Going to comment on the other issue also, but I don't think this is right. We sort them to the end and I am not aware of any plan to change that.

Are you sure? Doesn't look like it to me:

>>> x = np.array([1, 3, 2, np.nan, 4, 0, np.nan, 3.5])
>>> np.partition(x, 1)
array([0. , 1. , 2. , nan, 4. , 3. , nan, 3.5])
>>> x[np.argpartition(x, 1)]
array([0. , 1. , 2. , nan, 4. , 3. , nan, 3.5])

Without having looked at how it's implemented under the hood, it looks to me like there are no guarantees at least the unsorted elements to the right of the k-th element.

In addtion, this looks like a bug:

>>> np.partition(x, 5)
array([0. , 1. , 2. , 3. , 3.5, 4. , nan, nan])
>>> np.partition(x, 6)
array([0. , 1. , 2. , 3. , 3.5, 4. , nan, nan])
>>> np.partition(x, 7)  # Incorrect result when `kth == x.size-1`
array([1. , 3. , 2. , nan, 4. , 0. , 3.5, nan])

Yes, I am sure as your last examples proof: The NaNs are all after or at the partition position.

And the last one is perfectly correct, since partition(x, 7) means that only the last entry (position 7) has any defined order at all.

Maybe we're talking past each other - "after the partition position" isn't the same as "we sort them to the end". The former looks correct indeed.

So the documented behavior should be something like "nan are treated as the largest possible values, larger than inf even - they always end up to the right of the kth partition element (unless there are more nan's in the array than fit to the right of kth)."

Well, "unspecified" would mean that they could occur completely randomly in the result.
The fact that they are random within each half is already clearly specified by partition itself! So yes, I think saying that their sort-order sorts them to the end is sufficient (which should be defined in sort, but maybe is not very clearly defined there).

But, if you prefer you can also add the longer explanation, it might just become incorrect conceptually when thinking about sorting in reverse order.
(I.e. I still think that the sort-order being defined to sort them to the end is the better specification, although maybe not the easier explanation)

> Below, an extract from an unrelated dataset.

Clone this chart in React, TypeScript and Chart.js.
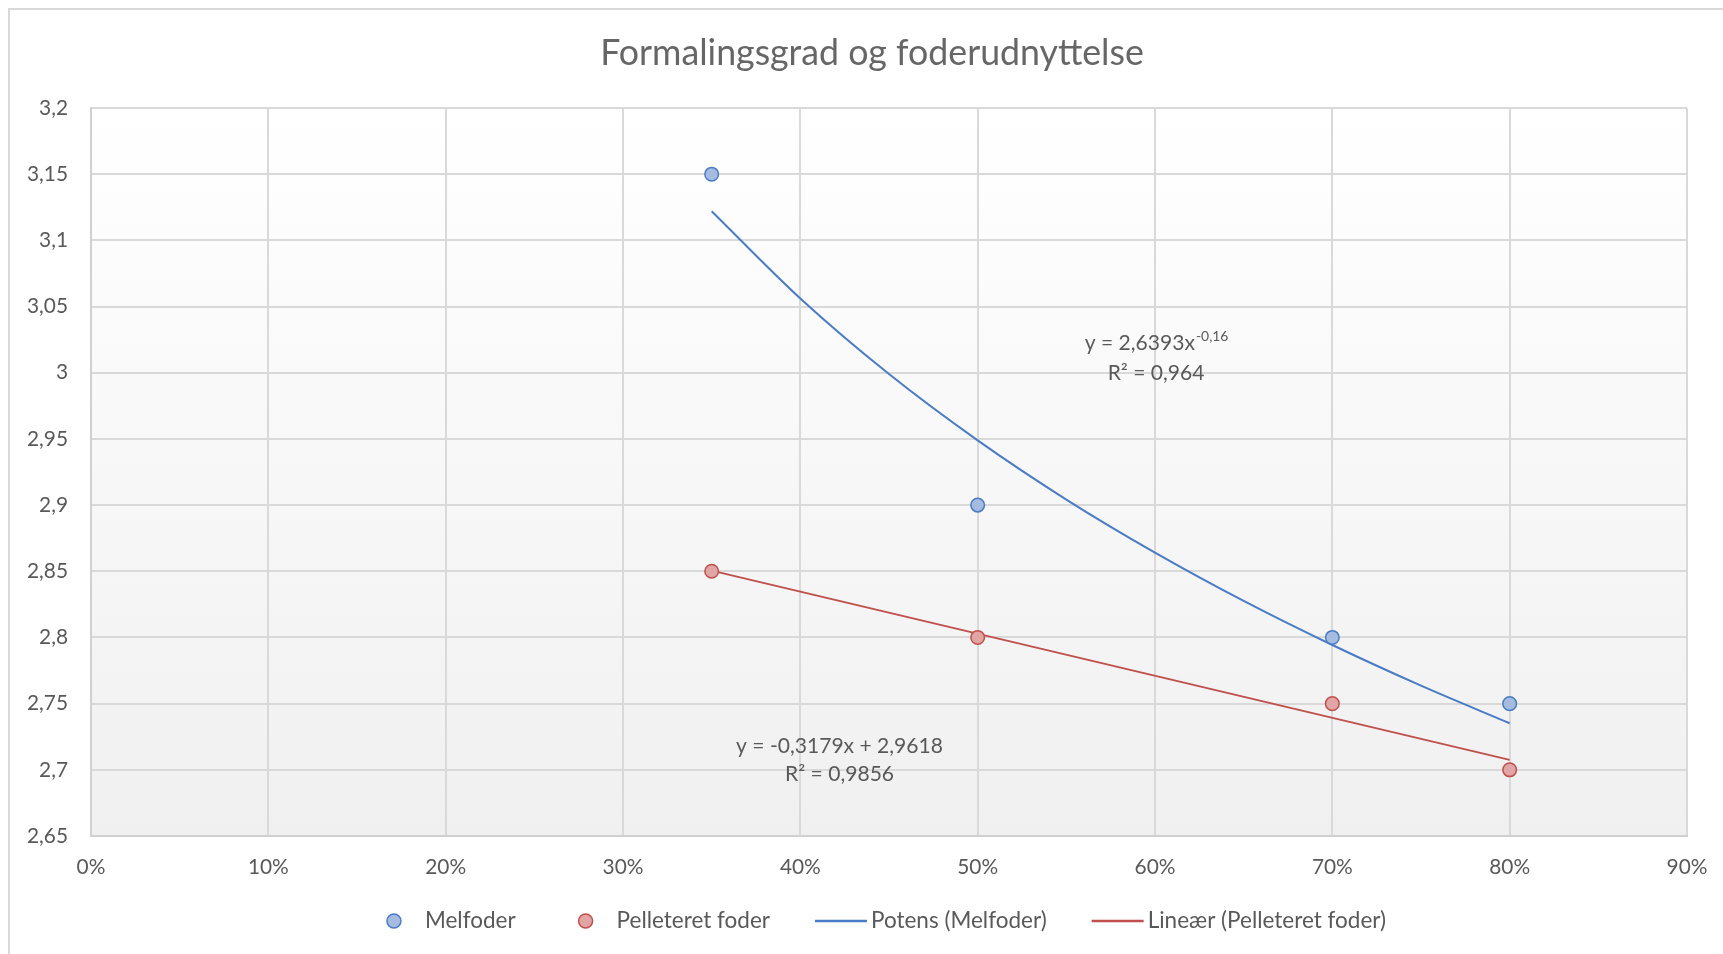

I don't understand this comment. Aren't we in the partition function docstring? Does this docstring show up in a different function as well?

The sort order is defined in the docstring for np.sort, but since np.partition uses a different implementation, I thought it would be helpful to also define the sort order of np.partition.

I've removed notes regarding the sort order from np.argpartition and instead linked it to the docs for np.partition in the latest commit, this follows what np.sort and np.argsort did.